Of course, it is true that the encampments continue to have a crucial function as places in which the symbolic power of the Occupy movement is concentrated.  It is also true that the efforts to defend them have produced moving displays of solidarity.  But the viability of a movement is not only defined by its capacity to withstand pressure from the outside, but also in its ability to reach and work together with people outside the space of the plaza or square. It is this – the going beyond the parameters of the plaza - which the assemblies and the working groups have already started to put into effect.
So, for example, what this could continue to look like in the US is that there are assemblies on street corners, in neighborhoods, in workplaces and universities, working concretely together with neighbors and workmates, as well as then relating together in assemblies of assemblies or spokes councils in parks, plazas and squares, sharing the experiences from the more local spaces. All the while continuing to occupy space and territory, but seeing the territory as what happens together, with one another, in multiple places, and then coming together to share in another geographic place. This could take places on the level of neighborhood to neighborhood – to the level of city to city, all networked in horizontal assemblies.

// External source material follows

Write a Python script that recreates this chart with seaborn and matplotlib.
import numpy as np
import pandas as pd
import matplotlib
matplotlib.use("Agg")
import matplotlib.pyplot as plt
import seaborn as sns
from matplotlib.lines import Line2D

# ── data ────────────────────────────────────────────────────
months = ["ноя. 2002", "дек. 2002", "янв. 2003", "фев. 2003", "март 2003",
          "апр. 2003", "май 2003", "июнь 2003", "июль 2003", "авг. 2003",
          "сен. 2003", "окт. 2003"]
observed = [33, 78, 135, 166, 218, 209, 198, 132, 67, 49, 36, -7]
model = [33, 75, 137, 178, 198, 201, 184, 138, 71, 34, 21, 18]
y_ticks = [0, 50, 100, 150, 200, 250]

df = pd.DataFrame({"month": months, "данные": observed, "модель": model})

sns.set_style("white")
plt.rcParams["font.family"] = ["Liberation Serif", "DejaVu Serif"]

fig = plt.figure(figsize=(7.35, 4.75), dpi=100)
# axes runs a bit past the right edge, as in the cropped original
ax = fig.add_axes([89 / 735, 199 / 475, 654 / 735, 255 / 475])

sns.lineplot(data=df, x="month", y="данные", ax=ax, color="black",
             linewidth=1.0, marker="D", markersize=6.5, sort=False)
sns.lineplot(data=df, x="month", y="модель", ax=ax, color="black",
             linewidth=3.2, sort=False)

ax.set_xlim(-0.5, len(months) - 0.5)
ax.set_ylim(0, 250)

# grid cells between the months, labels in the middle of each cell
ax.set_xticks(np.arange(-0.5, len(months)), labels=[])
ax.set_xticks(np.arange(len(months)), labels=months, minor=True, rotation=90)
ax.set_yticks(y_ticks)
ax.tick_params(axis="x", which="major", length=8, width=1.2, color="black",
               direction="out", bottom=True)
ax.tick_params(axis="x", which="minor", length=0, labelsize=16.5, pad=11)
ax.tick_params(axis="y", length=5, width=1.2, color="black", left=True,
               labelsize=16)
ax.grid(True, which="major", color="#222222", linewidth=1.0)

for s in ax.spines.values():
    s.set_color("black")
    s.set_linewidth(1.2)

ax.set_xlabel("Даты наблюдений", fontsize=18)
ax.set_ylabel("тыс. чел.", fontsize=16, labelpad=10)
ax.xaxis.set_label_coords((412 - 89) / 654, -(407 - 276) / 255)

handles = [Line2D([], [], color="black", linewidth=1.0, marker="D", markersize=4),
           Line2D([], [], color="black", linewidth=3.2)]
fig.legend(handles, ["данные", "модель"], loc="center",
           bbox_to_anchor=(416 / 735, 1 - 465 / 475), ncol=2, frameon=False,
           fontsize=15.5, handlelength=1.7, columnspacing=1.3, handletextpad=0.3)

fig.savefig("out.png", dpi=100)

In any case, to return to the case of Spain, what is certain is that while the indignado movement no longer has encampments, its presence is felt everywhere.  It’s a culture now, composed of thousands of micro-institutions that provide solutions through the common efforts of people affected by the same problems.  There are cooperatives addressing work, housing, energy, education, finance, and nutrition, and many other things, as well as a web of collaboration that connects these cooperatives.  Catalunya and Madrid already have “Integral Cooperatives” whose function is to coordinate the different services offered by various cooperatives within a particular locale, to the point that in some places in Spain it is almost possible to live without having to depend on the resources hoarded by the 1%.  The movement has made it possible for these institutions, which used to be dispersed and limited, to grow and grow connected, and it has provided them with a visibility that has led to much more interest, respect, and support for their functions. Also, the movement keeps coming back to the streets every so often in big demonstrations and assemblies that display its force and allow all of those working in the many projects associated with the spirit of May 15th to see each other, network together, and welcome more people.

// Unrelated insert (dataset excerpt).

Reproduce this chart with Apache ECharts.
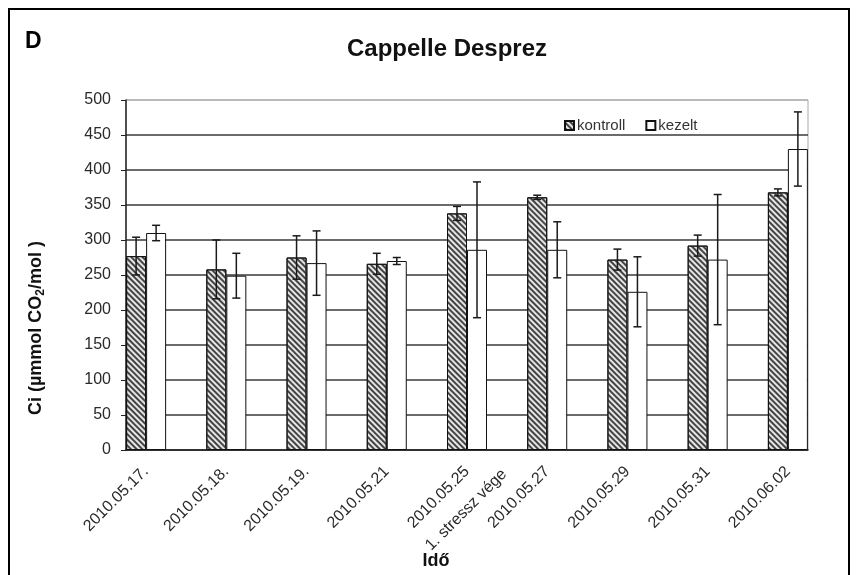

The creation of alternative institutions and solutions has already begun in the United States.  With or without encampments, the constructive phase of the Occupy movement is here, and all indications are that it will not slow down, as it has not slowed down in Spain. Every day on the news and on youtube, we see the police removing the occupiers from parks and plazas, but the movement continues to grow – and to grow outside of these places.  While the tumult of raids and returns jolts occupiers and the public alike, thousands of working groups around the world meet weekly in libraries, community centers, churches, cafes, and offices to share their extraordinary abilities and resources.  They are already creating the schools, hospitals, houses, neighborhoods, cities and dreams of the 99%.
This is the beginning of the occupation of an encampment that willnever be dislodged: the world.

Marina Sitrin is a participant in the Occupy Wall Street movement, and was a part of the NYC General Assembly that helped organize OWS. She is a postdoctoral fellow at the CUNY Graduate Center Committee on Globalization and Social Change, and the author of Horizontalism: Voices of Popular Power in Argentina.